▶ _THE TASK_: Word for word, transcribe the lines below and drop the pictures.

+===+

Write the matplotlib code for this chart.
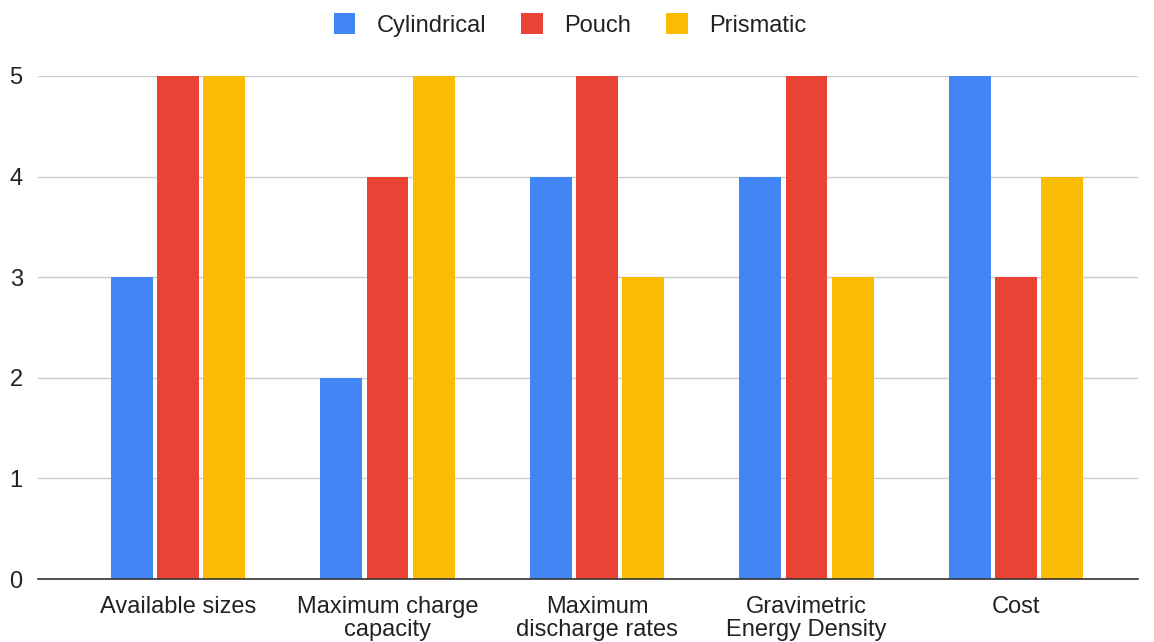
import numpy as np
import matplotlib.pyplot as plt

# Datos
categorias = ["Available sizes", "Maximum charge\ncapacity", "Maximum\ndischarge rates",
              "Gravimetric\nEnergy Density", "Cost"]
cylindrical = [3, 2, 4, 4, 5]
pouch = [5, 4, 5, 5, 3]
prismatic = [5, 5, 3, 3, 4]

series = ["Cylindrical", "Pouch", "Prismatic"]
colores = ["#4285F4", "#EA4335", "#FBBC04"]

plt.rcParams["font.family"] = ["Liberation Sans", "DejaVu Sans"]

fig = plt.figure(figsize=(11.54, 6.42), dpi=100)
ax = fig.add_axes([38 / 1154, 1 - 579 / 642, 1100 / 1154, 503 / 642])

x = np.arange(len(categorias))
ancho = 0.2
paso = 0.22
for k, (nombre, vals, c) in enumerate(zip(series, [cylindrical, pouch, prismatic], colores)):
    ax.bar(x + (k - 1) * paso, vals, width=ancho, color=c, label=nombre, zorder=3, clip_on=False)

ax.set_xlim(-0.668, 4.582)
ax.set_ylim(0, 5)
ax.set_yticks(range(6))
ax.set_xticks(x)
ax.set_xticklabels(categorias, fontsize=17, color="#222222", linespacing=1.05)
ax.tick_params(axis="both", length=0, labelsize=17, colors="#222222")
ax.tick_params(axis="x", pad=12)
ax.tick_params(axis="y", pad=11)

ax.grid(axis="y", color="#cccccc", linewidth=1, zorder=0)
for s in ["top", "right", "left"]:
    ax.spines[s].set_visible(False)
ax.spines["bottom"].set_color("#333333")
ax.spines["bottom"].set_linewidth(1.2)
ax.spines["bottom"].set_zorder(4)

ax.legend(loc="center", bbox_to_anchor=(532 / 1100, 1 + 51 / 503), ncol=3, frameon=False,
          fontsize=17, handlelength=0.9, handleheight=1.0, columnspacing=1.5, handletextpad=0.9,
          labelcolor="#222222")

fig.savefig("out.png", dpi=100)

+===+

▶ _TASK SOLUTION_:
Write the matplotlib code for this chart.
import numpy as np
import matplotlib.pyplot as plt

# Datos
categorias = ["Available sizes", "Maximum charge\ncapacity", "Maximum\ndischarge rates",
              "Gravimetric\nEnergy Density", "Cost"]
cylindrical = [3, 2, 4, 4, 5]
pouch = [5, 4, 5, 5, 3]
prismatic = [5, 5, 3, 3, 4]

series = ["Cylindrical", "Pouch", "Prismatic"]
colores = ["#4285F4", "#EA4335", "#FBBC04"]

plt.rcParams["font.family"] = ["Liberation Sans", "DejaVu Sans"]

fig = plt.figure(figsize=(11.54, 6.42), dpi=100)
ax = fig.add_axes([38 / 1154, 1 - 579 / 642, 1100 / 1154, 503 / 642])

x = np.arange(len(categorias))
ancho = 0.2
paso = 0.22
for k, (nombre, vals, c) in enumerate(zip(series, [cylindrical, pouch, prismatic], colores)):
    ax.bar(x + (k - 1) * paso, vals, width=ancho, color=c, label=nombre, zorder=3, clip_on=False)

ax.set_xlim(-0.668, 4.582)
ax.set_ylim(0, 5)
ax.set_yticks(range(6))
ax.set_xticks(x)
ax.set_xticklabels(categorias, fontsize=17, color="#222222", linespacing=1.05)
ax.tick_params(axis="both", length=0, labelsize=17, colors="#222222")
ax.tick_params(axis="x", pad=12)
ax.tick_params(axis="y", pad=11)

ax.grid(axis="y", color="#cccccc", linewidth=1, zorder=0)
for s in ["top", "right", "left"]:
    ax.spines[s].set_visible(False)
ax.spines["bottom"].set_color("#333333")
ax.spines["bottom"].set_linewidth(1.2)
ax.spines["bottom"].set_zorder(4)

ax.legend(loc="center", bbox_to_anchor=(532 / 1100, 1 + 51 / 503), ncol=3, frameon=False,
          fontsize=17, handlelength=0.9, handleheight=1.0, columnspacing=1.5, handletextpad=0.9,
          labelcolor="#222222")

fig.savefig("out.png", dpi=100)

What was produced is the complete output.